| INSTRUCTIONS FOR THE TASK |
Give again, word for word, the lines below that run from the line with "Emit a component" through the line with "0, 1, 2, 3, 4];". Drop the pictures.

--- Start DATASET ---

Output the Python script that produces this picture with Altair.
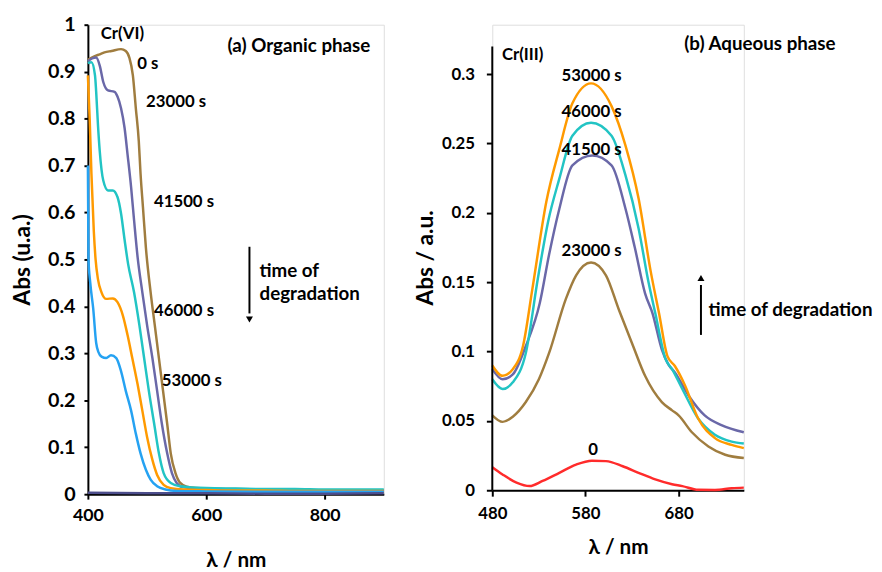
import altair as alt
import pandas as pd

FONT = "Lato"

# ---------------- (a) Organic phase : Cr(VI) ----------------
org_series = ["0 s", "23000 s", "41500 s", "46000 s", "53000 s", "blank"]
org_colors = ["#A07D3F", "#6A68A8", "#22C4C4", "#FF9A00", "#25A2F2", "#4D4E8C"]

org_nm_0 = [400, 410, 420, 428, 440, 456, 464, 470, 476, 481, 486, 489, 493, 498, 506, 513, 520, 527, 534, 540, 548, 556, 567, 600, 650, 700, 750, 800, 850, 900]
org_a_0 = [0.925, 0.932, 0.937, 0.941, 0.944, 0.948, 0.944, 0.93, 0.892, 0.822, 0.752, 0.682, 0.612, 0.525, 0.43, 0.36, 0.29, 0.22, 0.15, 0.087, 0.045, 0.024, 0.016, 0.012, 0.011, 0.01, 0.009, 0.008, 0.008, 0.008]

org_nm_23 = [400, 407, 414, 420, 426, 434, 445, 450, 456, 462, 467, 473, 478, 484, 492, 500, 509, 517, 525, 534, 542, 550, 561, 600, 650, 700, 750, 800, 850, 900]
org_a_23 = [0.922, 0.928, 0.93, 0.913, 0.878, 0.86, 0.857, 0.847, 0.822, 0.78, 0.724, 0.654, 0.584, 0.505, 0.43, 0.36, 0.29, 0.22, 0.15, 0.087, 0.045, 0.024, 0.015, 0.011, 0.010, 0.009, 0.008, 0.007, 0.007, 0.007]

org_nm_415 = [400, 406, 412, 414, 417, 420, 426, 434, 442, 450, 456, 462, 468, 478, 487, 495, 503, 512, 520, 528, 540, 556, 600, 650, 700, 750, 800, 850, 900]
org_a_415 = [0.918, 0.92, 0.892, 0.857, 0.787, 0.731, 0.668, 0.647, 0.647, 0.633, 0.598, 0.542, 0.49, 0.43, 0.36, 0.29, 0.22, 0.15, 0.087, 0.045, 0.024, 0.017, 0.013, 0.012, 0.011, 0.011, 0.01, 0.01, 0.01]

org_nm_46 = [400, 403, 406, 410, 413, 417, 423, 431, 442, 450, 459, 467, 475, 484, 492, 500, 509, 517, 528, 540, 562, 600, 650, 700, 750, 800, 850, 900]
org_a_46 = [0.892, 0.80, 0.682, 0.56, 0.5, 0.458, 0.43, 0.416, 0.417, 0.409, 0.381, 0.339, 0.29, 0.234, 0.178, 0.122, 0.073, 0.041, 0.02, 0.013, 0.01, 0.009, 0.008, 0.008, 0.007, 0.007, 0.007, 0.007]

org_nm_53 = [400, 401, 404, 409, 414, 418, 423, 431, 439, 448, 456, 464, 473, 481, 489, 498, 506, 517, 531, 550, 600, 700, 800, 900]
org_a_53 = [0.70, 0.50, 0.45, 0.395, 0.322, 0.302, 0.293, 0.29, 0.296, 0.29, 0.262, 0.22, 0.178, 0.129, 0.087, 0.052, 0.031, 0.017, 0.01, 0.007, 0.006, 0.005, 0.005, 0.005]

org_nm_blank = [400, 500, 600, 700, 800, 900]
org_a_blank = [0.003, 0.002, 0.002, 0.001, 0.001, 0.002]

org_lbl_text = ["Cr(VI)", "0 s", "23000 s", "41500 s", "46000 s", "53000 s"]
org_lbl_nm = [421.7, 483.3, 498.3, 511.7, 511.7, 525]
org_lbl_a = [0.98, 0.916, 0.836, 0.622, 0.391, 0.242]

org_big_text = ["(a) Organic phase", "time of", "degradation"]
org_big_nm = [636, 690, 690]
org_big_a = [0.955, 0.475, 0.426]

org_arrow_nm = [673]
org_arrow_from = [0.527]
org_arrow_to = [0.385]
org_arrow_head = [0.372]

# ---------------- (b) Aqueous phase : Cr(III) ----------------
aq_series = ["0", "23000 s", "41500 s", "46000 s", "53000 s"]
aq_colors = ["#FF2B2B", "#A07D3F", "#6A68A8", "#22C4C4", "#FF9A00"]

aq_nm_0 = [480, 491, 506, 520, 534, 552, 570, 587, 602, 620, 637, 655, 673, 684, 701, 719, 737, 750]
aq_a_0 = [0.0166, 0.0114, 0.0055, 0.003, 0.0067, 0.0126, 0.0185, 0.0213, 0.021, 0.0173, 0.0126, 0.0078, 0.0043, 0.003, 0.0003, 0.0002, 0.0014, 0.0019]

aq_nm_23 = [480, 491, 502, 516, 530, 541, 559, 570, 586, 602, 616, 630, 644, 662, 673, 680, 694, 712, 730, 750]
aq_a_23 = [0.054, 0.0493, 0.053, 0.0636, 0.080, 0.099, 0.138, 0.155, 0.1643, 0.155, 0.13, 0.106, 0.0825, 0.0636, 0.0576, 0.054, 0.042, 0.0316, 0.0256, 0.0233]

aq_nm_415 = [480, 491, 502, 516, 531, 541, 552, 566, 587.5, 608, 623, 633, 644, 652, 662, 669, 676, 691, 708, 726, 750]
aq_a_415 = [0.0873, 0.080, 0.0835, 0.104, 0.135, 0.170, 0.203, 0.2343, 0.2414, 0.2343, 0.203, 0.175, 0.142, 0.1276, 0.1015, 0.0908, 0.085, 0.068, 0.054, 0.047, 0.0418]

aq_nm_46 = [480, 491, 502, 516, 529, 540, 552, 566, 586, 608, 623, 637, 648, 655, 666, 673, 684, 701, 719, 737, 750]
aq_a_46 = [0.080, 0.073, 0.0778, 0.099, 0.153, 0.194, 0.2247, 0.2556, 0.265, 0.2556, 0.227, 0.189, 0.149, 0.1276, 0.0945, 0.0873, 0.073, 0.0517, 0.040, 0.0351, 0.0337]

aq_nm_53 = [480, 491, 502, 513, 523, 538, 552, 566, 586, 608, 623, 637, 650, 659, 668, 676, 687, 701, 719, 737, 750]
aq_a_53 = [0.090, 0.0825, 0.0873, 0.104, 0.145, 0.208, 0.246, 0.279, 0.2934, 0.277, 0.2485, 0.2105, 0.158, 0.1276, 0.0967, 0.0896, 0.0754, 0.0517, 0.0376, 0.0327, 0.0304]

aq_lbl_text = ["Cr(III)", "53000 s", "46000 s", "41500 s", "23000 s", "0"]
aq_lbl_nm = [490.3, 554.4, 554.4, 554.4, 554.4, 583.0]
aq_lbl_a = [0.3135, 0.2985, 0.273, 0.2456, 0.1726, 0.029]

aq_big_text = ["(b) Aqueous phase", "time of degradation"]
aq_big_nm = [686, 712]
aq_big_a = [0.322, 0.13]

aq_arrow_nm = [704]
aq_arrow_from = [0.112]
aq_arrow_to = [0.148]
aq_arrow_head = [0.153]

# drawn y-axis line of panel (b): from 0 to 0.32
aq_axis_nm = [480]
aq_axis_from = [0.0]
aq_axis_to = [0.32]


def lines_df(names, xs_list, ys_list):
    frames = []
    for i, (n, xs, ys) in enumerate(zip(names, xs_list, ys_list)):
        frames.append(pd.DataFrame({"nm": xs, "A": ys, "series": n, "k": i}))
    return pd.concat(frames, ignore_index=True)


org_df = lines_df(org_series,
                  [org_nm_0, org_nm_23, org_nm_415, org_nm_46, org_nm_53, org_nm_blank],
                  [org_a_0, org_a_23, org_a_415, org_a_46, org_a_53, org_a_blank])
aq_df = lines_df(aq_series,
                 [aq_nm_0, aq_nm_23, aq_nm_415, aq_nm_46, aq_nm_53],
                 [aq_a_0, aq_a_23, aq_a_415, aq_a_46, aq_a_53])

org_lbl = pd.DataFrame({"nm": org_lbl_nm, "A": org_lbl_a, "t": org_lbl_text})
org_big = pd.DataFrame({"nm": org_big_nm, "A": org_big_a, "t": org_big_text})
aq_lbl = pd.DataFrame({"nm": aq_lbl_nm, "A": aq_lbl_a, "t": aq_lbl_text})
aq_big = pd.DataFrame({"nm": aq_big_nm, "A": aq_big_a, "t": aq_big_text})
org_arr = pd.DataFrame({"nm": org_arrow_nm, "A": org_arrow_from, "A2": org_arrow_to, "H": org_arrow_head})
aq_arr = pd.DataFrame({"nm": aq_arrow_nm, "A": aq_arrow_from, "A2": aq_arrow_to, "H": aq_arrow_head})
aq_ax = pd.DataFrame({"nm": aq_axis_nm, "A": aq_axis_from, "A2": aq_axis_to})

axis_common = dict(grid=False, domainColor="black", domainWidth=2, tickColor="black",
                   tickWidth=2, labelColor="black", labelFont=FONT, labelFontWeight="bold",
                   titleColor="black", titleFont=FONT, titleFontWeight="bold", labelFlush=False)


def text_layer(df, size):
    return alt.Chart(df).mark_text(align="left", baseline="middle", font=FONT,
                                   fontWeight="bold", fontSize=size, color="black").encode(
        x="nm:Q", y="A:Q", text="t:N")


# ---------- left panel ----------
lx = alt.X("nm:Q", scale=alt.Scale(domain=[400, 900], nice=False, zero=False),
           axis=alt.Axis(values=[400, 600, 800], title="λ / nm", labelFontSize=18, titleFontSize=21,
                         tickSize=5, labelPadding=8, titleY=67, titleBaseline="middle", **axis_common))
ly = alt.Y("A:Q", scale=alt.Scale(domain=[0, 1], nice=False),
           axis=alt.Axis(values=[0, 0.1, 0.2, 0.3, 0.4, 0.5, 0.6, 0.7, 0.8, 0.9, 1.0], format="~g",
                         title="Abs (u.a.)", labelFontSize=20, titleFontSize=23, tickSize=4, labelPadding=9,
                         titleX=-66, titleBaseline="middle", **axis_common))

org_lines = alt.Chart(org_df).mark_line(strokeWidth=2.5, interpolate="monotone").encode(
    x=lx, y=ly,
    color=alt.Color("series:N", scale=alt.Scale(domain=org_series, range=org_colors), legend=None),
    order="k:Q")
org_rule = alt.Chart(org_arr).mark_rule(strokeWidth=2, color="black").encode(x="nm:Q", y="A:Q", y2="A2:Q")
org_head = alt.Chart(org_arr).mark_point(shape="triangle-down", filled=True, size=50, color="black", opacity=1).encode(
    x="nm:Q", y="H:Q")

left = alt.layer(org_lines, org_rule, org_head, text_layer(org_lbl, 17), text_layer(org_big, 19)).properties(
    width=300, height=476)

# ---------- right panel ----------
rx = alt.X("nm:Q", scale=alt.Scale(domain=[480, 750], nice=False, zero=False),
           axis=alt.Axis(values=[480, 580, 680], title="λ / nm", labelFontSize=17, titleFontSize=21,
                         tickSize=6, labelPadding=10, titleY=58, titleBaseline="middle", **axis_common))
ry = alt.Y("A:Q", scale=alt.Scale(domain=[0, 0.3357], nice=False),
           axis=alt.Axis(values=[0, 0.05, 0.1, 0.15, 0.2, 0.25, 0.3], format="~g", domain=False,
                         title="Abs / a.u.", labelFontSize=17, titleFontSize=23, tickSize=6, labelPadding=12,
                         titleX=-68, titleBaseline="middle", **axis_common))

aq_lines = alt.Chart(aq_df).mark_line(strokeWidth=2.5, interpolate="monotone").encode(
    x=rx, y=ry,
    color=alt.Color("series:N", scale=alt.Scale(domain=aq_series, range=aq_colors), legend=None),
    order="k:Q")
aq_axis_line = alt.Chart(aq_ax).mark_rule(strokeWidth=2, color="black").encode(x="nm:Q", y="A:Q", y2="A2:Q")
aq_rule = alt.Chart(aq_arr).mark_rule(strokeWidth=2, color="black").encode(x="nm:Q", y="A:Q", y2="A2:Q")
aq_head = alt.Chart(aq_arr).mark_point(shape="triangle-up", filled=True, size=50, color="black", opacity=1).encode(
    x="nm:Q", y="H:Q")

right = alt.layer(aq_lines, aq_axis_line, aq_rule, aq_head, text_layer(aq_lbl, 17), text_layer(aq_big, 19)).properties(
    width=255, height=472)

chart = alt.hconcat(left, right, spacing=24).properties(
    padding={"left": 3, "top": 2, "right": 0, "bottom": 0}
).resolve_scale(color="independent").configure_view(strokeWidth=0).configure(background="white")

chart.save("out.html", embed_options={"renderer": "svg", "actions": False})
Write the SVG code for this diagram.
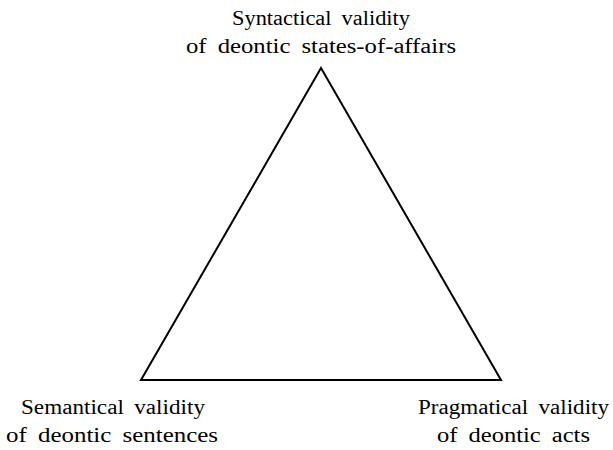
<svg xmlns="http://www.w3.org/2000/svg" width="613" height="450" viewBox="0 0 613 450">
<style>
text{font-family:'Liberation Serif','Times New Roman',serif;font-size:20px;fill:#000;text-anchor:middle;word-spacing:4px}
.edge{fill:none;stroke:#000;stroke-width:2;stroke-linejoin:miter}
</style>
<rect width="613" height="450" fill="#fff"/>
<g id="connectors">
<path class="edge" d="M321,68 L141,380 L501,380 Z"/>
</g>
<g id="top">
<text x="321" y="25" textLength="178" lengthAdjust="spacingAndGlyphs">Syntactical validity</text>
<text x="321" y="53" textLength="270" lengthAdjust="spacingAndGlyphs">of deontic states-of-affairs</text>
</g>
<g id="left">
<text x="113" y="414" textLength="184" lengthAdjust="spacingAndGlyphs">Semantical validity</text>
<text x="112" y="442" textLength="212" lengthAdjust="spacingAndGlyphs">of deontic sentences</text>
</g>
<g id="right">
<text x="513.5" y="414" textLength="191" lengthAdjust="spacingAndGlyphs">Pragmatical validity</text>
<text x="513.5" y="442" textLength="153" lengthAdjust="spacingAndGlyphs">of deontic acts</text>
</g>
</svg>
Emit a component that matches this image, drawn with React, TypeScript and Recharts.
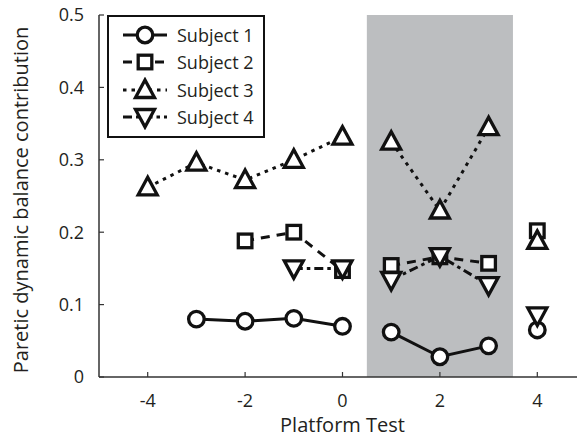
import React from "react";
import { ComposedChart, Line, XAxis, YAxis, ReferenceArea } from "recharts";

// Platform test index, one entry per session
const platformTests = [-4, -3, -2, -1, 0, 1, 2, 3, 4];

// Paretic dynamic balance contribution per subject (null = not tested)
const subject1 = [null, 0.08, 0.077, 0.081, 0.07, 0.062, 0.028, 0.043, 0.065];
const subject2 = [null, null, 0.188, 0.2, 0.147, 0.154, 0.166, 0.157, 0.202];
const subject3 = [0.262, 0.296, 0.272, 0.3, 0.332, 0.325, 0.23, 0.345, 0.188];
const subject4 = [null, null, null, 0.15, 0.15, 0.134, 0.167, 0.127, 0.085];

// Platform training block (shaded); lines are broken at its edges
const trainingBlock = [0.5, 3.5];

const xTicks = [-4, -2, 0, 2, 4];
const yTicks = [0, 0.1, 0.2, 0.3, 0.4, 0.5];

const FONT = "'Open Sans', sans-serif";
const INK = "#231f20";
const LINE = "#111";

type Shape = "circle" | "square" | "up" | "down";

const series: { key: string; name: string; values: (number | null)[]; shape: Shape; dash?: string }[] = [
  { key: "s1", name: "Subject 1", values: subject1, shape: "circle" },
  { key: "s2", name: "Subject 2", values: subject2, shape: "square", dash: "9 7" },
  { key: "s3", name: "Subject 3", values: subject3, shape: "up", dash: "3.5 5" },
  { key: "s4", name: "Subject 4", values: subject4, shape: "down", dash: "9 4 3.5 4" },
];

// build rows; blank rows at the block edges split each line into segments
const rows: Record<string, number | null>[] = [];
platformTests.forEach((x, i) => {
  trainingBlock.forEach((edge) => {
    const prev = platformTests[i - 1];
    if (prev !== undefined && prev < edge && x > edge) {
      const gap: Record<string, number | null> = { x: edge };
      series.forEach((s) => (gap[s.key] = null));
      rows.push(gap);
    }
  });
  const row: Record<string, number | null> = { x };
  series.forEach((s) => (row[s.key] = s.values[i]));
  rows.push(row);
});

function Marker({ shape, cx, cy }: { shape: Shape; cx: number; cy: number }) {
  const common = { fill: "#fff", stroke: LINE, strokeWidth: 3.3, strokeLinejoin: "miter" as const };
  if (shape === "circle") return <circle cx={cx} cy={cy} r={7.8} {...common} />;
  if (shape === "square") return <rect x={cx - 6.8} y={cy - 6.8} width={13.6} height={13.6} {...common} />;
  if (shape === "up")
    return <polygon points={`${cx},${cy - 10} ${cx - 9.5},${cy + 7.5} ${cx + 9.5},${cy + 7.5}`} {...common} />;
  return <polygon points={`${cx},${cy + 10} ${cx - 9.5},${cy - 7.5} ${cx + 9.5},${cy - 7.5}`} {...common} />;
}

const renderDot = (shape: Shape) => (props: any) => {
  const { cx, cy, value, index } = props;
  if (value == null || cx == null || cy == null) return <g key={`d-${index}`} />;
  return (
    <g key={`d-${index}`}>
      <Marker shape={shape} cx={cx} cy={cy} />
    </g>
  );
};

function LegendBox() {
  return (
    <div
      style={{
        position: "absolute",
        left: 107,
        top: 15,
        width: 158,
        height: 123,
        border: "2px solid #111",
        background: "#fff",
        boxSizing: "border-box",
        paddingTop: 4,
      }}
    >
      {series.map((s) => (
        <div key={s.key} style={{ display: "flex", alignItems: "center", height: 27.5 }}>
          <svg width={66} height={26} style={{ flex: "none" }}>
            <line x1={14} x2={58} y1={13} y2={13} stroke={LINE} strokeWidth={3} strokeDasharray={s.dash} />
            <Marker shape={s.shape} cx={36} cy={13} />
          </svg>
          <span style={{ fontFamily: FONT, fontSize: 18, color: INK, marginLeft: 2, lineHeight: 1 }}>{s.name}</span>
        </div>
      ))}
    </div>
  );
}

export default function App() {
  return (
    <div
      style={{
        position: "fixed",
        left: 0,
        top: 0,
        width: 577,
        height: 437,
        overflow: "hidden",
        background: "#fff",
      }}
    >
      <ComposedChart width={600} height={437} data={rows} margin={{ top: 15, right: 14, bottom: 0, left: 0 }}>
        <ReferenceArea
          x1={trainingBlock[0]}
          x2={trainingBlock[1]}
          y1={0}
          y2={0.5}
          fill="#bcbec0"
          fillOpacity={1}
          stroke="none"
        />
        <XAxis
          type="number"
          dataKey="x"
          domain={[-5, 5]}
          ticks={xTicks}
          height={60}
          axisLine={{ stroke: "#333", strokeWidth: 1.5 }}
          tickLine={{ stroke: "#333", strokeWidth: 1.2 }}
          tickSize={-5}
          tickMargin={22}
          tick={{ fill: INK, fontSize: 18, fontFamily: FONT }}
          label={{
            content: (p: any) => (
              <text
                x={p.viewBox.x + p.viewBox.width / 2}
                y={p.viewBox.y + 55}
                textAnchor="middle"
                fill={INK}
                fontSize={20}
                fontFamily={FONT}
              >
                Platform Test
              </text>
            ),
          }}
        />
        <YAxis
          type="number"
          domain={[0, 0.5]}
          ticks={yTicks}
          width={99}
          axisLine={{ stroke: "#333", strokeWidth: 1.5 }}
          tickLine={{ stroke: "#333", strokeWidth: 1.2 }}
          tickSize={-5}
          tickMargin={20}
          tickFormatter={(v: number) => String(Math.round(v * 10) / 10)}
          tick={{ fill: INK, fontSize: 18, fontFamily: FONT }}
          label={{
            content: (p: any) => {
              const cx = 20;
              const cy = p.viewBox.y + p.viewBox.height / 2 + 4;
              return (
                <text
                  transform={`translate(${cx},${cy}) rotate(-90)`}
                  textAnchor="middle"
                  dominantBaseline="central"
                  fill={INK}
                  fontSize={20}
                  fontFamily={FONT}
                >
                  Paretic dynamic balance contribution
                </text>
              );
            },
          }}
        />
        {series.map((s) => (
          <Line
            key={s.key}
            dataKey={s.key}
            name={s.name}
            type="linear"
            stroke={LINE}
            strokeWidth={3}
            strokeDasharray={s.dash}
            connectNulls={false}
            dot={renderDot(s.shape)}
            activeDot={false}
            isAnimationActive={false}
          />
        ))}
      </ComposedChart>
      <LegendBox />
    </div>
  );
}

--- End DATASET ---

| EXPECTED OUTPUT |
Emit a component that matches this image, drawn with React, TypeScript and Recharts.
import React from "react";
import { ComposedChart, Line, XAxis, YAxis, ReferenceArea } from "recharts";

// Platform test index, one entry per session
const platformTests = [-4, -3, -2, -1, 0, 1, 2, 3, 4];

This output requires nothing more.